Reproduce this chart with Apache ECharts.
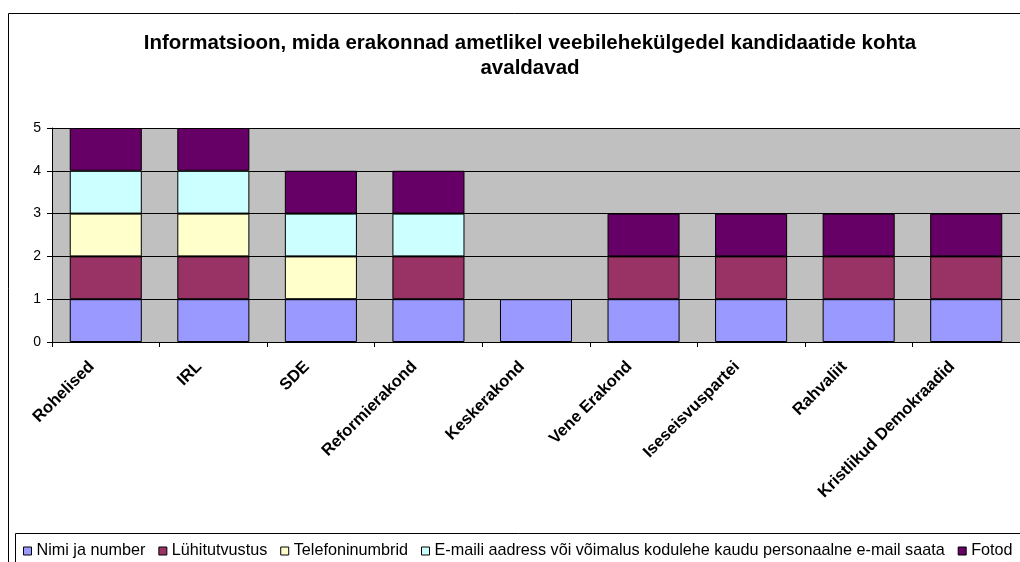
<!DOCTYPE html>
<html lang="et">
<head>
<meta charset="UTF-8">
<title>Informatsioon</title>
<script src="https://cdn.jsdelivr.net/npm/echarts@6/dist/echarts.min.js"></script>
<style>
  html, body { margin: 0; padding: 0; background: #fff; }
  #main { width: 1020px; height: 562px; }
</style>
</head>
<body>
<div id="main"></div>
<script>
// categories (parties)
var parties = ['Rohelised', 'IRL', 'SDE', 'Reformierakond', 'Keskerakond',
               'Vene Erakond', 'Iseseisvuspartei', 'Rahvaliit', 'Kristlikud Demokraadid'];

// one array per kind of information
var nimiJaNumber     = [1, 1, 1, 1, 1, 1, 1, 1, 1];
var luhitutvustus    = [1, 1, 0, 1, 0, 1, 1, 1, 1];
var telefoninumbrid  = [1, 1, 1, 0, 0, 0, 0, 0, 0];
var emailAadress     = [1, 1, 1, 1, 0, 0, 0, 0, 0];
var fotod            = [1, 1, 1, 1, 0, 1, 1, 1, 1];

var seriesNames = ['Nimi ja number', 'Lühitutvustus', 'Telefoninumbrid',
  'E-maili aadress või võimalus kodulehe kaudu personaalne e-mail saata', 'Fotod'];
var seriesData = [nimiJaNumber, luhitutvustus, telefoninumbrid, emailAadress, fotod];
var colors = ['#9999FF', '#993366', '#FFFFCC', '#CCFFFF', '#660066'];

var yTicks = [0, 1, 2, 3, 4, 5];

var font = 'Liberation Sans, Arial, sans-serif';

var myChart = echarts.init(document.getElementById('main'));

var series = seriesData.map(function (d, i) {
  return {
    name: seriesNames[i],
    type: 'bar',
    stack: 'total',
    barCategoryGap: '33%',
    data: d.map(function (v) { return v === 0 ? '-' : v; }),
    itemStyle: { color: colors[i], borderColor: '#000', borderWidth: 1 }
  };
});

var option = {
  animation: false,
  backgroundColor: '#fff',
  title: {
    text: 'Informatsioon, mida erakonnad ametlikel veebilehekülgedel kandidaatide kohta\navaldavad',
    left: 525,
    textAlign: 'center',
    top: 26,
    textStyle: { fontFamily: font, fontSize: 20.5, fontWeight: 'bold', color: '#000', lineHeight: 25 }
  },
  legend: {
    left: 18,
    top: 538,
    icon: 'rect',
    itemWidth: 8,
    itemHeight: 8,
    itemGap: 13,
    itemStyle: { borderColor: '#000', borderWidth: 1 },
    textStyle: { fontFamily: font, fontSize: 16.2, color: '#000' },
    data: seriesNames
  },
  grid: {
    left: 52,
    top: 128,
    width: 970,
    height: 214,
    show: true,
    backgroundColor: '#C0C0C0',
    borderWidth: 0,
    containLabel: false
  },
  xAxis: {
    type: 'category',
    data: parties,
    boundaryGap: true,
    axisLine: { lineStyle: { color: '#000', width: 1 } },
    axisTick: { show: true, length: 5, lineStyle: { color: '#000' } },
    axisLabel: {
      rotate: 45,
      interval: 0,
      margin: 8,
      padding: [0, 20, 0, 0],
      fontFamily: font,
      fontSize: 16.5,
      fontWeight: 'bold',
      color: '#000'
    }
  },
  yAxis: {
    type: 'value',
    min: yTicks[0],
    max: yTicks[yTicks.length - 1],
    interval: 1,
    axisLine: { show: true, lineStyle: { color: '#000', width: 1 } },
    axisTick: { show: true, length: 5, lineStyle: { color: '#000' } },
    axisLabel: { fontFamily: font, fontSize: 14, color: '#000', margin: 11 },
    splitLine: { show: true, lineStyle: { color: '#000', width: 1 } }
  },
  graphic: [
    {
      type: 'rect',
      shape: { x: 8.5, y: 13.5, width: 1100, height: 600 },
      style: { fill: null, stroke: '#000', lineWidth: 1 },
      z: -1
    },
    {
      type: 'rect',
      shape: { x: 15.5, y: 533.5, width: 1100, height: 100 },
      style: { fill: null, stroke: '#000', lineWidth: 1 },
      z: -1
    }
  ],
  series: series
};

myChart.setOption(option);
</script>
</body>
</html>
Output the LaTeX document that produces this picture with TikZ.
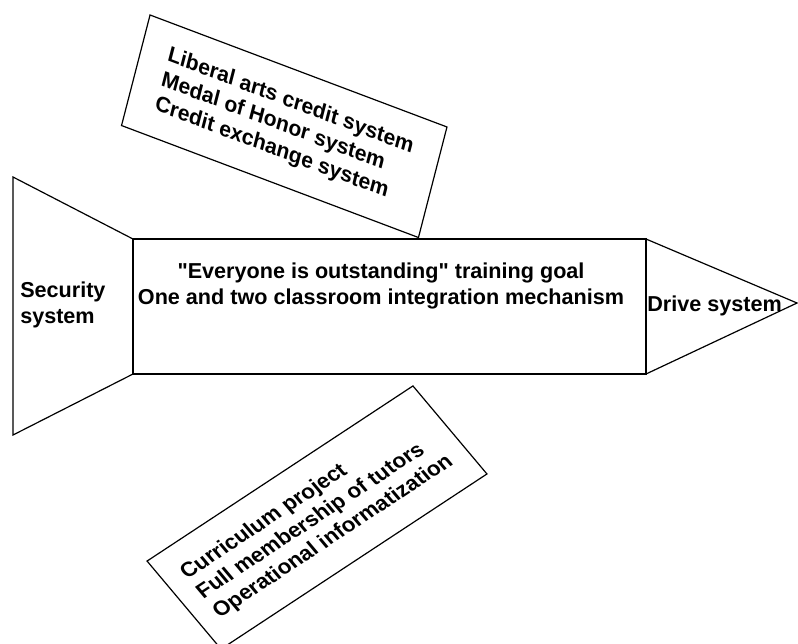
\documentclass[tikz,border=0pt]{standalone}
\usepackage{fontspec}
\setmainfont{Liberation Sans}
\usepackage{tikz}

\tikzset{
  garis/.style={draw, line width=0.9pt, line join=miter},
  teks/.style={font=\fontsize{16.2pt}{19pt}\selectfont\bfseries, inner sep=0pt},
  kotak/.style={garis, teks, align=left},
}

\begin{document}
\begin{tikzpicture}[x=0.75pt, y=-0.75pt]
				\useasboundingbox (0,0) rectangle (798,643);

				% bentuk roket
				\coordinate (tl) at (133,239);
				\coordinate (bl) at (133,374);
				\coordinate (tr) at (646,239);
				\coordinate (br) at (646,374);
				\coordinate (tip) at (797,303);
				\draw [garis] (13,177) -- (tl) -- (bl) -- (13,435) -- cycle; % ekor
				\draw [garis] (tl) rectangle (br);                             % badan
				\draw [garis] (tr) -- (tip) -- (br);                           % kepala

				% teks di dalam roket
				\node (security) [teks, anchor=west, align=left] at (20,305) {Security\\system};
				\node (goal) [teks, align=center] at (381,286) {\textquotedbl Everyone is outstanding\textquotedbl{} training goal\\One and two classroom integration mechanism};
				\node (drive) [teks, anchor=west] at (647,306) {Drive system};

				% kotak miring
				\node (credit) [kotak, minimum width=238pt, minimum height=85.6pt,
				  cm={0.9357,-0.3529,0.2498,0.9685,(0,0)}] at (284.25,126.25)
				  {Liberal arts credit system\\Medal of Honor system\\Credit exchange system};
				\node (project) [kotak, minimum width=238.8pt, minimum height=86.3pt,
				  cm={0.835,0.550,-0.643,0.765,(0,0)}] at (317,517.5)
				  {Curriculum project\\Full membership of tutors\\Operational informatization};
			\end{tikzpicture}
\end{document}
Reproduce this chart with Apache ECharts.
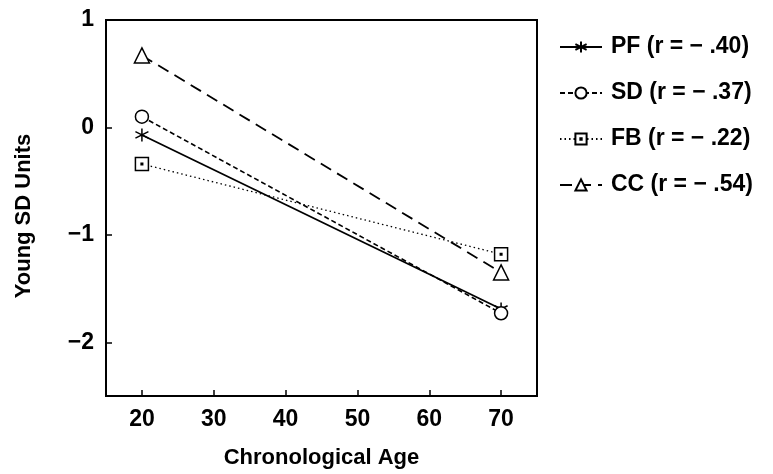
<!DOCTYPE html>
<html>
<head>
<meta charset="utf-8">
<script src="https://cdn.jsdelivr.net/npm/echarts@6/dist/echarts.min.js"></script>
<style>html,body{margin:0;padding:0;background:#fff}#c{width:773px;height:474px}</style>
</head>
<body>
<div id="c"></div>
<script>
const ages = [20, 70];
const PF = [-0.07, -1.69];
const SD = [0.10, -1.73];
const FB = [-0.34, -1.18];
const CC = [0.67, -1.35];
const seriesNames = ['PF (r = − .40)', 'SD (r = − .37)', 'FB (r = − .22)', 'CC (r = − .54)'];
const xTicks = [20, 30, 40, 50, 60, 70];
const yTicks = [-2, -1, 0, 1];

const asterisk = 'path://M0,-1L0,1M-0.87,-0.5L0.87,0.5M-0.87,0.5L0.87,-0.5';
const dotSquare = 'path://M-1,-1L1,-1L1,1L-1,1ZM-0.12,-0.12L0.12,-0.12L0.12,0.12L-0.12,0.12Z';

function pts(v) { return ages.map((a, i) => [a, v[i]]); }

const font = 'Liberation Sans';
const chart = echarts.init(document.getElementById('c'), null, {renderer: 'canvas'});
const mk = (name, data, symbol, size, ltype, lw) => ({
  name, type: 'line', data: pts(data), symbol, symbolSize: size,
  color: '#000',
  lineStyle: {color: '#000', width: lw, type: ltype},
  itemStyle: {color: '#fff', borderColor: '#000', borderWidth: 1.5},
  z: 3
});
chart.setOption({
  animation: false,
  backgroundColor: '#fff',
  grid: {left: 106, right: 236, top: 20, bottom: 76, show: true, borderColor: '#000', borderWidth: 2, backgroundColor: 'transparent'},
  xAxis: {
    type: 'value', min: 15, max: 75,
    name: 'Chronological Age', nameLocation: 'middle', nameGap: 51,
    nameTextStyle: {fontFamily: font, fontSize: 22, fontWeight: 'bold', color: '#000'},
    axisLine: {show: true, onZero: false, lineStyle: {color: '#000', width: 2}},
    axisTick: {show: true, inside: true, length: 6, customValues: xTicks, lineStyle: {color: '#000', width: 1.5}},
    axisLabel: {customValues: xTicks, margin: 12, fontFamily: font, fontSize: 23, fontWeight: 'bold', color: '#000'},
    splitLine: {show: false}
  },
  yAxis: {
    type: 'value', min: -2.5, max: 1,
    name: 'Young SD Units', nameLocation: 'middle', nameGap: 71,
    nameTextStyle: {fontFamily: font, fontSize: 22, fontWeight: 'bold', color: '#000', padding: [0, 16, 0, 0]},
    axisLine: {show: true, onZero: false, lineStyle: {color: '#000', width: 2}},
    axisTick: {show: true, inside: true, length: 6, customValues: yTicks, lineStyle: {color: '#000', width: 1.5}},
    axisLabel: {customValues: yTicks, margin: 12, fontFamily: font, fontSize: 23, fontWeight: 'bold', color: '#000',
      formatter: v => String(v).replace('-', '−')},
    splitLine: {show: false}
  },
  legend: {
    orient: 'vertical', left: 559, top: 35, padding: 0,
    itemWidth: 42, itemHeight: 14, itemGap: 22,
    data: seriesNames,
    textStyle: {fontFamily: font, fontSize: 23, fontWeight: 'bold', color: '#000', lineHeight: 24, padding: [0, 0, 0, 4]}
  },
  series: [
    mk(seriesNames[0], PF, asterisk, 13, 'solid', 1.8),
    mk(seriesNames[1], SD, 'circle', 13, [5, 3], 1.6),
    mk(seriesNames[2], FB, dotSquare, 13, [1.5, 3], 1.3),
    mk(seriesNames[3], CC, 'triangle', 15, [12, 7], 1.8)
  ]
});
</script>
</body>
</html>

Exercise directions: Return the material line for line, from its beginning to the line that contains "Erakond', 'Iseseisvuspartei', 'Rahvaliit', 'Kristlikud", with the pictures left out.

Response to this task:
Reproduce this chart with Apache ECharts.
<!DOCTYPE html>
<html lang="et">
<head>
<meta charset="UTF-8">
<title>Informatsioon</title>
<script src="https://cdn.jsdelivr.net/npm/echarts@6/dist/echarts.min.js"></script>
<style>
  html, body { margin: 0; padding: 0; background: #fff; }
  #main { width: 1020px; height: 562px; }
</style>
</head>
<body>
<div id="main"></div>
<script>
// categories (parties)
var parties = ['Rohelised', 'IRL', 'SDE', 'Reformierakond', 'Keskerakond',
               'Vene Erakond', 'Iseseisvuspartei', 'Rahvaliit', 'Kristlikud Demokraadid'];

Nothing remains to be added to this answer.